Beale and his friends later returned and then moved the treasure to a different location. The group also instructed Beale to give some "perfectly reliable person" instructions on how to find the treasure, so that in the event they died during their adventures, their families could be given the fortune.

Beale cipher
The first of the three nearly-identical Beale Cipher pages of numbers. The only difference between the three pages is the numbers themselves.
Wikimedia Commons

Beale later sent Morriss a letter from St. Louis, instructing him that if Beale didn't return, after 10 years Morriss had permission to open the box. Beale, of course, never came back. "I can only suppose that he was killed by Indians, afar from his home, though nothing was heard of his death," Morriss explained.

For reasons unexplained, Morriss didn't break the lock and open the box until 23 years later, in 1845. But it didn't contain a map or simple instructions on how to find the fortune. Instead, it contained sheets of paper covered with seemingly incomprehensible numbers.

The pamphlet's mysterious author figured out that one of the three sheets was in a code based on the Declaration of Independence, and deciphered it. It was a message describing the fortune, which consisted of 2,921 pounds (1,325 kilograms) of gold, 5,100 pounds (2,313 kilograms) of silver, and a quantity of jewels that had been obtained in exchange for silver. The treasure was packed in iron pots with lids and buried in a stone-lined vault. But the exact location was on one of the other pages, in a coded message that the anonymous author — conveniently for the mystery — wasn't able to solve. Ditto for the third page, which listed the members of the group and gave their relatives' names and addresses.

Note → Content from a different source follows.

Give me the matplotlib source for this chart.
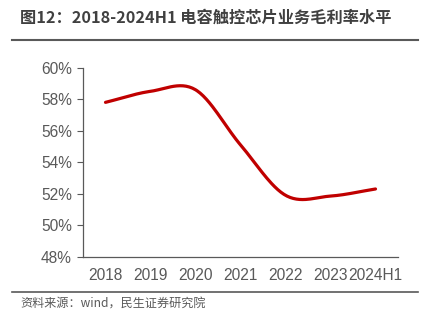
import matplotlib.pyplot as plt
import numpy as np
from matplotlib.lines import Line2D

plt.rcParams['font.family'] = ['Noto Sans CJK SC', 'DejaVu Sans']

years = ['2018', '2019', '2020', '2021', '2022', '2023', '2024H1']
margin = [57.8, 58.5, 58.6, 55.1, 51.9, 51.85, 52.3]
y_ticks = [48, 50, 52, 54, 56, 58, 60]


# сглаженная линия (как в Excel) по точкам данных
def smooth(xs, ys, n=30):
    xs = np.asarray(xs, float)
    ys = np.asarray(ys, float)
    m = np.gradient(ys, xs, edge_order=1)
    m[1:-1] = (ys[2:] - ys[:-2]) / 2
    px, py = [], []
    for i in range(len(xs) - 1):
        t = np.linspace(0, 1, n)
        h00 = 2 * t**3 - 3 * t**2 + 1
        h10 = t**3 - 2 * t**2 + t
        h01 = -2 * t**3 + 3 * t**2
        h11 = t**3 - t**2
        px.extend(xs[i] + t * (xs[i + 1] - xs[i]))
        py.extend(h00 * ys[i] + h10 * m[i] + h01 * ys[i + 1] + h11 * m[i + 1])
    return px, py


fig = plt.figure(figsize=(4.22, 3.22), dpi=100)
ax = fig.add_axes([83 / 422, 1 - 256.7 / 322, 315 / 422, 189 / 322])

x = np.arange(len(years))
sx, sy = smooth(x, margin)
ax.plot(sx, sy, color='#C00000', linewidth=2.3, solid_capstyle='round')

ax.set_xlim(-0.5, len(years) - 0.5)
ax.set_ylim(48, 60)
ax.set_xticks(x, years)
ax.set_yticks(y_ticks, [f'{v}%' for v in y_ticks])

for s in ['top', 'right']:
    ax.spines[s].set_visible(False)
for s in ['left', 'bottom']:
    ax.spines[s].set_color('#595959')
    ax.spines[s].set_linewidth(0.9)
ax.tick_params(axis='y', length=4, color='#595959', labelcolor='#595959',
               labelsize=11.2, pad=4)
ax.tick_params(axis='x', length=0, labelcolor='#595959', labelsize=11.2, pad=8)
for lab in ax.get_xticklabels() + ax.get_yticklabels():
    lab.set_family(['Liberation Sans', 'DejaVu Sans'])

fig.text(20 / 422, 1 - 18 / 322, '图12：2018-2024H1 电容触控芯片业务毛利率水平',
         fontsize=11.7, fontweight='bold', color='#404040', va='center')
fig.add_artist(Line2D([12 / 422, 418 / 422], [1 - 39.5 / 322] * 2,
                      color='#595959', linewidth=1.5))
fig.add_artist(Line2D([12 / 422, 418 / 422], [1 - 291.7 / 322] * 2,
                      color='#595959', linewidth=1.2))
fig.text(20 / 422, 1 - 304 / 322, '资料来源：wind，民生证券研究院',
         fontsize=8.7, color='#595959', va='center')

fig.savefig('out.png', dpi=100)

Elonka Dunin, a video game developer, writer and cryptographer, and her colleague, German computer scientist and cryptographer Klaus Schmeh, are co-authors of the 2020 book "Codebreaking: A Practical Guide." They've studied the Beale Ciphers mystery in detail, even traveling to Bedford County to scrutinize the area around the former site of Buford's tavern, where Beale supposedly buried the riches.

Aside from the basic implausibility of the story, as Dunin explains, there are plenty of clues that indicate the Beale treasure is a hoax. "The only source is the pamphlet," she notes, and the details in it are sketchy. In addition, the originals of the letters to Morriss from Beale were conveniently lost, so no one except the anonymous author got a chance to examine them. But language experts who've examined the texts of the letters and compared them to the pamphlet have concluded that "it all seems to have been written by the same person," Dunin explains.

Additionally, as Schmeh notes, there are a few, slightly different versions of the Declaration of Independence. As the basis for one of his ciphers, "Beale used a rare or unique version," Schmeh explains. Bizarrely, the person who 60 years later solved the cipher just happened to have exactly the same rare version. "It's almost impossible," Schmeh says.

But the Beale Ciphers still fascinate people interested in cryptography, and the story still prompts amateur treasure hunters to head to Virginia in hopes of striking it rich.

"Even after it's been pretty well debunked, there's something in the human psyche — the finding a hidden treasure, something no one else has been able to do — that keeps people searching for it," Dunin explains.